Many compressor plugins have a mix or blend knob built in. Set it to less than 100% wet and you're doing parallel compression on a single track.

Not as flexible, but faster to set up.

Method 3: Duplicate Track

Duplicate your drum bus. Crush the duplicate. Blend it under the original.

Works, but uses more CPU and can get messy with routing.


The Compression Settings

The parallel track gets crushed. We're not being subtle here.

Ratio: 8:1 to 20:1 (yes, really)

Attack: 10-30ms (fast enough to catch sustain, slow enough to let some transient through)

Release: Fast to medium—50-200ms (you want it pumping and breathing)

Threshold: Low. You want heavy gain reduction—6dB to 12dB or more.

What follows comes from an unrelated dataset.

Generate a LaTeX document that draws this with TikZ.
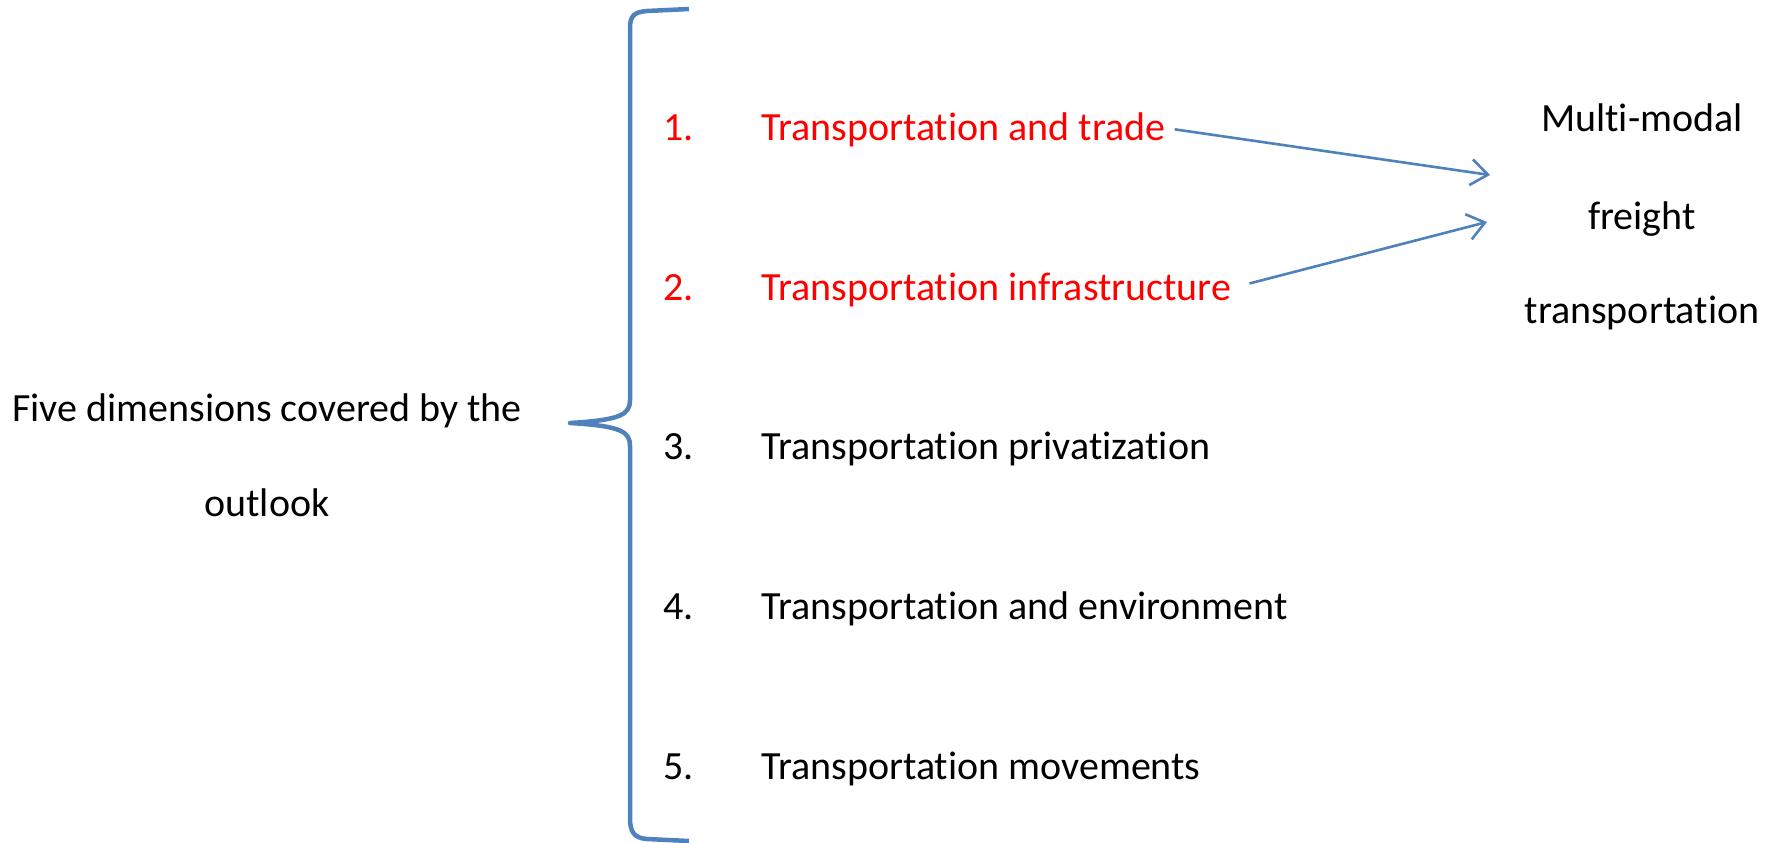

This would sound terrible on its own. Pumping, squashed, lifeless. But that's okay because you're blending it underneath the original signal.


Blending

Start with the parallel channel all the way down. Slowly bring it up until you hear the drums getting bigger and more powerful.

The sweet spot is usually when you can feel the difference but not obviously hear the compression. The drums should sound fuller and more present, not squashed.

If you can hear obvious pumping in the blend, you've gone too far. Pull it back.


What to Send to Parallel Compression

Option 1: Just Kick and Snare

Send only the most important drum elements. The kick and snare get the power and body. The overheads and room mics stay dynamic and natural.

This is my usual approach. The kick and snare carry the groove, so they benefit most from the extra weight.

Option 2: Full Drum Bus

Send the entire drum bus to the parallel compressor. Everything gets bigger together. This works well for dense rock and electronic drums where you want a wall of sound.

Option 3: Just the Room Mics

This is a classic technique. The room mics capture the natural sustain and ambience of the kit. Crushing them and blending back adds huge-sounding sustain without affecting the close mics.

If you've got room mics, try this.


The "Backwards" Approach

Some engineers flip the technique: they start with the crushed signal loud, then blend in the original to bring back transients.

Same concept, different workflow. Try both and see which makes more sense to your brain.


Beyond Drums

Parallel compression works on anything that needs to be powerful but dynamic.

  • Bass: Add sustain and presence without killing the fingered attack
  • Vocals: Add density without making them sound over-compressed
  • Full mix: Gentle parallel compression on the mix bus can add glue (be subtle)

Common Mistakes

Too Much Parallel Signal

If the drums sound squashed and pumping, your parallel track is too loud. It should add weight, not take over.

Attack Too Fast

Even though we're crushing the parallel track, a too-fast attack kills the transients even there. You still want some snap in the crushed signal, just less than the original.

Forgetting to High-Pass the Parallel Channel

All that compression can make the low end woofy and undefined. Try high-passing your parallel channel around 80-100Hz to tighten things up.

Phase Issues

If you're using the duplicate track method, watch for phase alignment. The compressed signal might have slightly different timing, causing weird phase cancellation when blended.


Quick Setup Checklist

  1. Create aux track with compressor (8:1+ ratio, fast attack, fast release)
  2. Send kick and snare (or full bus) to aux
  3. Set compressor threshold for heavy gain reduction (6-12dB)
  4. Start with aux fader at -infinity
  5. Slowly bring up until drums feel bigger
  6. Stop before you hear obvious compression

That's it. Your drums should sound noticeably more powerful while keeping their dynamic punch.


The Bottom Line

Parallel compression lets you have it both ways: dynamic drums that also hit hard.

Crush a copy, blend it in, keep the original transients. Simple concept, huge results.

Try it on your next mix. Once you hear what it does, you'll use it constantly.